I like to use milk rather than water for a richer taste. I also add a bit of Dijon mustard for a little flavor enhancement. Traditionally, spätzle are made with a spätzle maker, but I don't have one. I have heard of people using colanders or food mills, but the easiest method for me is to use a large-holed, slotted spoon. I place a small amount on the spoon and use a separate spoon or spatula to force the batter through the holes into the hot liquid. This allows me to work with just a little of the batter at a time. The spätzle cook very quickly and if over cooked become dense and chewy. So keep a close eye on them.
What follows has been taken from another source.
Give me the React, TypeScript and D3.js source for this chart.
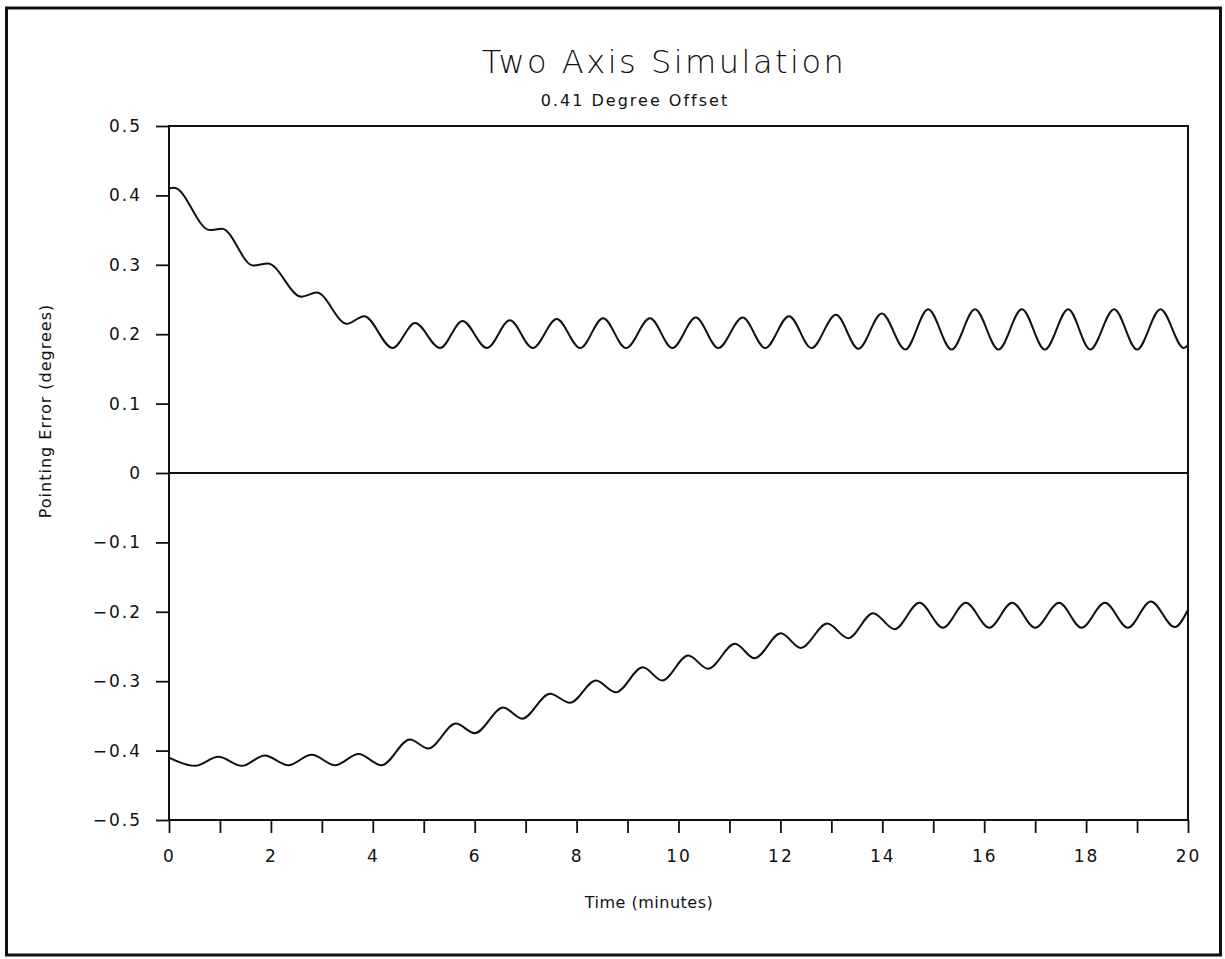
import React, { useEffect, useRef } from "react";
import * as d3 from "d3";

// values (extrema of each trace, minutes / degrees)
const upperTimes = [0, 0.1, 0.8, 1.04, 1.65, 1.94, 2.6, 2.9, 3.49, 3.83, 4.39, 4.83, 5.32, 5.76, 6.24, 6.69, 7.14, 7.61, 8.07, 8.52, 8.97, 9.44, 9.88, 10.34, 10.78, 11.26, 11.7, 12.17, 12.61, 13.09, 13.53, 13.99, 14.45, 14.9, 15.36, 15.82, 16.28, 16.74, 17.19, 17.65, 18.08, 18.55, 19.0, 19.46, 19.92, 20];
const upperValues = [0.41, 0.411, 0.35, 0.352, 0.299, 0.302, 0.254, 0.26, 0.215, 0.226, 0.18, 0.216, 0.18, 0.219, 0.18, 0.22, 0.18, 0.222, 0.18, 0.223, 0.18, 0.223, 0.18, 0.224, 0.18, 0.224, 0.18, 0.226, 0.18, 0.228, 0.179, 0.23, 0.178, 0.236, 0.178, 0.236, 0.178, 0.236, 0.178, 0.236, 0.178, 0.236, 0.178, 0.236, 0.18, 0.184];

const lowerTimes = [0, 0.51, 0.97, 1.43, 1.88, 2.34, 2.8, 3.26, 3.72, 4.17, 4.73, 5.09, 5.63, 6.0, 6.56, 6.93, 7.48, 7.87, 8.38, 8.77, 9.3, 9.68, 10.19, 10.58, 11.11, 11.49, 12.01, 12.4, 12.92, 13.33, 13.82, 14.24, 14.73, 15.19, 15.64, 16.1, 16.55, 17.0, 17.47, 17.91, 18.37, 18.82, 19.27, 19.74, 20];
const lowerValues = [-0.41, -0.422, -0.409, -0.422, -0.407, -0.421, -0.406, -0.421, -0.405, -0.421, -0.384, -0.397, -0.361, -0.375, -0.338, -0.354, -0.318, -0.331, -0.299, -0.316, -0.28, -0.299, -0.263, -0.282, -0.246, -0.267, -0.231, -0.252, -0.217, -0.238, -0.202, -0.225, -0.187, -0.223, -0.187, -0.223, -0.187, -0.223, -0.187, -0.223, -0.187, -0.223, -0.185, -0.222, -0.197];

const xTicks = d3.range(0, 21, 1);
const yTicks = [-0.5, -0.4, -0.3, -0.2, -0.1, 0, 0.1, 0.2, 0.3, 0.4, 0.5];

const W = 1225;
const H = 959;
const FONT = "'DejaVu Sans', sans-serif";

export default function App() {
  const ref = useRef<SVGSVGElement>(null);

  useEffect(() => {
    const svg = d3.select(ref.current);
    svg.selectAll("*").remove();

    const left = 169, right = 1188, top = 126, bottom = 820;
    const x = d3.scaleLinear().domain([0, 20]).range([left, right]);
    const y = d3.scaleLinear().domain([-0.5, 0.5]).range([bottom, top]);

    // outer border
    svg.append("rect")
      .attr("x", 6.5).attr("y", 8).attr("width", 1214).attr("height", 947)
      .attr("fill", "none").attr("stroke", "#111").attr("stroke-width", 3);

    // plot frame
    svg.append("rect")
      .attr("x", left).attr("y", top).attr("width", right - left).attr("height", bottom - top)
      .attr("fill", "none").attr("stroke", "#111").attr("stroke-width", 2);

    // zero line
    svg.append("line")
      .attr("x1", left).attr("x2", right).attr("y1", y(0)).attr("y2", y(0))
      .attr("stroke", "#111").attr("stroke-width", 2);

    const xAxis = svg.append("g")
      .attr("transform", `translate(0,${bottom})`)
      .call(d3.axisBottom(x).tickValues(xTicks).tickSize(13).tickPadding(17)
        .tickFormat((d: any) => (d % 2 === 0 ? String(d) : "")));
    xAxis.select(".domain").remove();

    const yAxis = svg.append("g")
      .attr("transform", `translate(${left},0)`)
      .call(d3.axisLeft(y).tickValues(yTicks).tickSize(13).tickPadding(14)
        .tickFormat((d: any) => (d === 0 ? "0" : d3.format(".1f")(d))));
    yAxis.select(".domain").remove();

    svg.selectAll(".tick line").attr("stroke", "#111").attr("stroke-width", 1.8);
    svg.selectAll(".tick text")
      .attr("fill", "#111")
      .style("font-family", FONT)
      .style("font-size", "17px")
      .style("letter-spacing", "2px");

    const line = d3.line<[number, number]>()
      .x(d => x(d[0]))
      .y(d => y(d[1]))
      .curve(d3.curveMonotoneX);

    const upper: [number, number][] = upperTimes.map((t, i) => [t, upperValues[i]]);
    const lower: [number, number][] = lowerTimes.map((t, i) => [t, lowerValues[i]]);

    svg.selectAll("path.trace")
      .data([upper, lower]).enter()
      .append("path")
      .attr("class", "trace")
      .attr("d", d => line(d))
      .attr("fill", "none")
      .attr("stroke", "#111")
      .attr("stroke-width", 2);

    // titles
    svg.append("text")
      .attr("x", 664).attr("y", 73)
      .attr("text-anchor", "middle")
      .style("font-family", FONT).style("font-size", "32px")
      .style("font-weight", 200).style("letter-spacing", "2.5px")
      .attr("fill", "#111")
      .text("Two Axis Simulation");

    svg.append("text")
      .attr("x", 635).attr("y", 106)
      .attr("text-anchor", "middle")
      .style("font-family", FONT).style("font-size", "16px")
      .style("letter-spacing", "2px")
      .attr("fill", "#111")
      .text("0.41 Degree Offset");

    svg.append("text")
      .attr("x", 649).attr("y", 908)
      .attr("text-anchor", "middle")
      .style("font-family", FONT).style("font-size", "16px")
      .style("letter-spacing", "0.5px")
      .attr("fill", "#111")
      .text("Time (minutes)");

    svg.append("text")
      .attr("transform", "translate(51,411) rotate(-90)")
      .attr("text-anchor", "middle")
      .style("font-family", FONT).style("font-size", "16px")
      .style("letter-spacing", "1px")
      .attr("fill", "#111")
      .text("Pointing Error (degrees)");
  }, []);

  return (
    <svg ref={ref} width={W} height={H}
      style={{ position: "absolute", left: 0, top: 0, background: "#fff" }} />
  );
}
Once cooked, they can be pan fried in a little butter until the edges are browned and crisp, but I like to keep it simple and enjoy their delicate texture with just a drizzle of melted butter and a sprinkle of fresh parsley.
Sunday Dinner two years ago
Sunday Dinner one year ago
1 1/2 cups unbleached all-purpose flour
1/2 teaspoon baking powder
3/4 teaspoon kosher salt
2 extra large eggs
1/2 cup milk
1 1/2 teaspoons Dijon mustard
2 cups water
4 cups chicken stock
2 Tablespoons melted butter
1 Tablespoon chopped fresh flat-leaf parsley
In a medium bowl combine the flour, baking powder and salt. In a separate bowl, beat together the eggs, milk and mustard. Add the wet ingredients to the dry, beating well with a wooden spoon to create a fairly elastic batter; set aside.
In a large saucepan, bring the water and stock to a simmer. Using a spätzle maker, a colander with large holes, or a large slotted spoon, drop small bits of the batter into the hot liquid. As soon as the spätzle float to the surface, lift them with a slotted spoon or strainer and transfer them to a serving dish. They should be delicate and light, although slightly chewy. If they are too heavy and dense, add a few more drops of milk to the remaining batter before continuing.
Once all of the spätzle have cooked, drizzle them with the melted butter and sprinkle with the parsley. Enjoy!